• **EXERCISE GOAL**
Below are entries; repeat exactly, and nothing else, the lines from the one holding "Generate a Python" through the one holding "from matplotlib.ticker import MultipleLocator", inclusive. Leave the pictures out.

• **RECORDS SUPPLIED**
────────────────────
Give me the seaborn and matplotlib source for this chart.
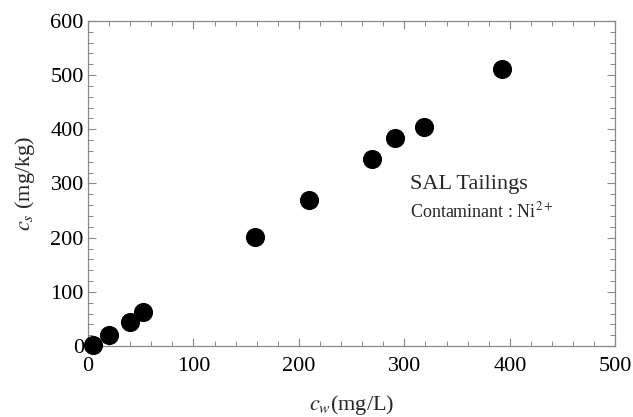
────────────────────
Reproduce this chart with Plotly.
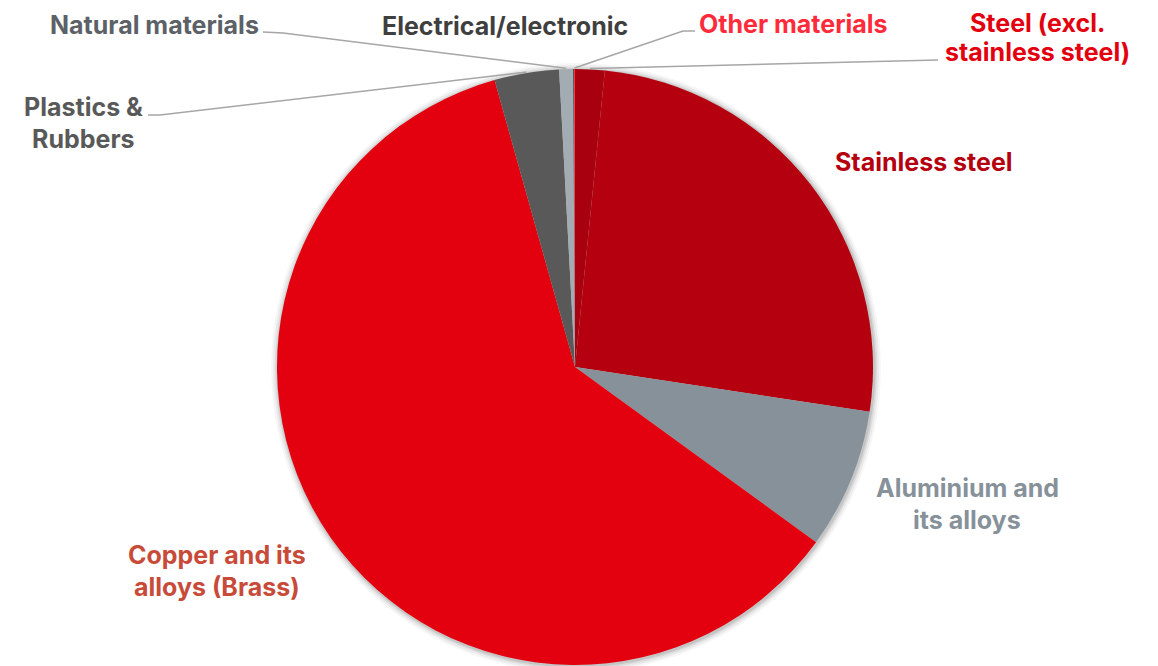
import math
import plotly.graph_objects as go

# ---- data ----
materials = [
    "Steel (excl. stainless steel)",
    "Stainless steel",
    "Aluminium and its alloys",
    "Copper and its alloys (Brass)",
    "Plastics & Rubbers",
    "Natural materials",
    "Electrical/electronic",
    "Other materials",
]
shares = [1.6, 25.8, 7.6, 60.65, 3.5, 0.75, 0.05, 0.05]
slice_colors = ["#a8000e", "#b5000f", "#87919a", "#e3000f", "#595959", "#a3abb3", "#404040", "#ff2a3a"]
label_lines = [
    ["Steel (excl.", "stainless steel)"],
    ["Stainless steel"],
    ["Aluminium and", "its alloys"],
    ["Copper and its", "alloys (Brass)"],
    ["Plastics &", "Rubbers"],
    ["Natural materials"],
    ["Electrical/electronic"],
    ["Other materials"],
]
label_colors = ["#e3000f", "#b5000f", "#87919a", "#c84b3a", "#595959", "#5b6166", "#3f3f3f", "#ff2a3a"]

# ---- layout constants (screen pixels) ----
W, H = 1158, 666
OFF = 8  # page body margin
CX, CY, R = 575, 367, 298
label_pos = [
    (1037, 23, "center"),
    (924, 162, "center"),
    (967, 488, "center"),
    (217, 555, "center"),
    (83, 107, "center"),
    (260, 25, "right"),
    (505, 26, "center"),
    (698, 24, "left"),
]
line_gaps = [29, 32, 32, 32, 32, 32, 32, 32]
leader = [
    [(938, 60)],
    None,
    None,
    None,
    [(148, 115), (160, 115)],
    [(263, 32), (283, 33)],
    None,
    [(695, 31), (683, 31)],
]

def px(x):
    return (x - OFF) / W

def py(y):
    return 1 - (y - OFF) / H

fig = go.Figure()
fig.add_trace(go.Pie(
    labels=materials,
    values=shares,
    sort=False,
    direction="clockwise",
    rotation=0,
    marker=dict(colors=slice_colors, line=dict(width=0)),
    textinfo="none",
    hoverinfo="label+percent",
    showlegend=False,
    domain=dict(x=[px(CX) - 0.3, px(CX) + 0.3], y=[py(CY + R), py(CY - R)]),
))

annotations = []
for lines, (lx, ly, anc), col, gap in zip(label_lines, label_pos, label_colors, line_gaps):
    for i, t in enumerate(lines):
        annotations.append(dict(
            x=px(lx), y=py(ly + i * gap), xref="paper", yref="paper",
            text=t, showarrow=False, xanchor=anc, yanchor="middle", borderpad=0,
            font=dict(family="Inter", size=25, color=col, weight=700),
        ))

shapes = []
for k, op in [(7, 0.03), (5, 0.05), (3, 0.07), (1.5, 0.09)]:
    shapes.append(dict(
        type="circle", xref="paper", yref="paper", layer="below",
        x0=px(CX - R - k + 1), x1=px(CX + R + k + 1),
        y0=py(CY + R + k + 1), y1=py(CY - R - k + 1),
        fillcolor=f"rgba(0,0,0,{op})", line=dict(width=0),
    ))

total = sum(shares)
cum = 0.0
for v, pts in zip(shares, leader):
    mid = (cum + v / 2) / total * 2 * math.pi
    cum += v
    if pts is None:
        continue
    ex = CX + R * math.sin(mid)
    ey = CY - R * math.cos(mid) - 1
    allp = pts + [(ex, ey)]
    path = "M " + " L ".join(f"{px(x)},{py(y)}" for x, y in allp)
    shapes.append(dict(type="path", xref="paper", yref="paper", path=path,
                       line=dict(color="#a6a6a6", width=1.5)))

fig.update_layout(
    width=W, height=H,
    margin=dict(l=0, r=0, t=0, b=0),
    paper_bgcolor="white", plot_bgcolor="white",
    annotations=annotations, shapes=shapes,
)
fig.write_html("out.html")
────────────────────
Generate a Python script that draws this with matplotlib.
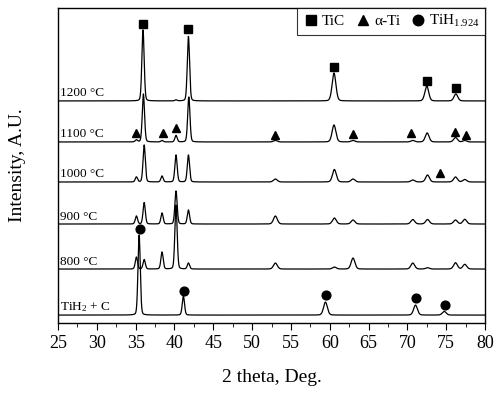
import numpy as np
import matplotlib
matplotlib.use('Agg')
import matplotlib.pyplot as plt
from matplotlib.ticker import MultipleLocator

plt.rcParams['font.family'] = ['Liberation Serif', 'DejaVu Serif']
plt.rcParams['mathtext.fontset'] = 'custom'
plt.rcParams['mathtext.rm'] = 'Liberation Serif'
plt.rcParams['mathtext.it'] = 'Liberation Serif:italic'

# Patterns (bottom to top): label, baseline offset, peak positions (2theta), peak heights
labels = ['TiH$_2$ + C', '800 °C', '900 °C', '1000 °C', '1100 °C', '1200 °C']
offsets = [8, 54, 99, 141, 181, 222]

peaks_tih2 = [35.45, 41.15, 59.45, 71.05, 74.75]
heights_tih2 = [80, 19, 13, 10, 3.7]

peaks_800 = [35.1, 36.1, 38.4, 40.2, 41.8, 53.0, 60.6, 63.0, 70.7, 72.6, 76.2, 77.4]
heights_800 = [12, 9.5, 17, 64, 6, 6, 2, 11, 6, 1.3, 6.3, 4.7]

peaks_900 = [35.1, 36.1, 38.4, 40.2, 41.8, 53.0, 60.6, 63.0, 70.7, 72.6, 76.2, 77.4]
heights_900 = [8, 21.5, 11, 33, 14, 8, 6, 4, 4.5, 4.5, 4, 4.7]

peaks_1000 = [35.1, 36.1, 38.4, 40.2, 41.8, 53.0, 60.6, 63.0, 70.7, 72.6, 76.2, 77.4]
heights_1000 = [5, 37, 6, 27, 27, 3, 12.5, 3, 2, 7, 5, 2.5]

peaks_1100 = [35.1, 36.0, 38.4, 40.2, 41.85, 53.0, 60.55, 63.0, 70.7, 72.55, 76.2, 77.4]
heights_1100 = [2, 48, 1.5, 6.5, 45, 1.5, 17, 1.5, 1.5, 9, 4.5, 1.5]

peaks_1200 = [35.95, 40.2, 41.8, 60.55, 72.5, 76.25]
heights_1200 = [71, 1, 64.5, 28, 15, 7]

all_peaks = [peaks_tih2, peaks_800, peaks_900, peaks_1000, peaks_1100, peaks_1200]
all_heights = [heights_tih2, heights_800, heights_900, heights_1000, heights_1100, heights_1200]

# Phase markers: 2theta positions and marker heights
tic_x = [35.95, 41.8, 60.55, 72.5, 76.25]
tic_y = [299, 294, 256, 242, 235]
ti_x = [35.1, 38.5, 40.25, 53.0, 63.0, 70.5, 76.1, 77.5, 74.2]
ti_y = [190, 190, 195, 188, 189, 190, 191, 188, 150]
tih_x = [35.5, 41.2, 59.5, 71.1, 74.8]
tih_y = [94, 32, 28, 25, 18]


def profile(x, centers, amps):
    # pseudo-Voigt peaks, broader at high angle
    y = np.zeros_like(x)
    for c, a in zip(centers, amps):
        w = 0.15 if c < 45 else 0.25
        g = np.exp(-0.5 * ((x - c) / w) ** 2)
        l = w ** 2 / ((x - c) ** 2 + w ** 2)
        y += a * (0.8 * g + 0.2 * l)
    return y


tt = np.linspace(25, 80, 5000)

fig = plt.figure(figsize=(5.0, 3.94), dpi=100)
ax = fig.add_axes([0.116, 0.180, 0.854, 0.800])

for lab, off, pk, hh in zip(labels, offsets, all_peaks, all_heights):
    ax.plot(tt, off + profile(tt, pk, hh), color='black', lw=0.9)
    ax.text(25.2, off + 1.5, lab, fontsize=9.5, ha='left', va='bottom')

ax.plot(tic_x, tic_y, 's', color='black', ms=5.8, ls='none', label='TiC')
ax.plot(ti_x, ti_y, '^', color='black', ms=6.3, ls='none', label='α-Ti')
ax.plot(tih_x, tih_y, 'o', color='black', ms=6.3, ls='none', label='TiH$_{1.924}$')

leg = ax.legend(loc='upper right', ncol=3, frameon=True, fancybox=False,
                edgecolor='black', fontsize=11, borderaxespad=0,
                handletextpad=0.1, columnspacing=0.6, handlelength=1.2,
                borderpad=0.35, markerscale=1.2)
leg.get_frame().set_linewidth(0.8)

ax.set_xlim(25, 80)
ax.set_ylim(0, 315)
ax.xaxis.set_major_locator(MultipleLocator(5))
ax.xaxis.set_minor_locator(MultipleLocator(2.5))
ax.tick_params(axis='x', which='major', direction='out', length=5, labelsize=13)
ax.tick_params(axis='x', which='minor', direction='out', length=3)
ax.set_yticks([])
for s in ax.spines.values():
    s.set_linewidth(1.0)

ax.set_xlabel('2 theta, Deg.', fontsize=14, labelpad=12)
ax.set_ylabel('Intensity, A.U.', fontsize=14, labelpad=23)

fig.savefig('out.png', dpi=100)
────────────────────
• **TASK OUTPUT**
Generate a Python script that draws this with matplotlib.
import numpy as np
import matplotlib
matplotlib.use('Agg')
import matplotlib.pyplot as plt
from matplotlib.ticker import MultipleLocator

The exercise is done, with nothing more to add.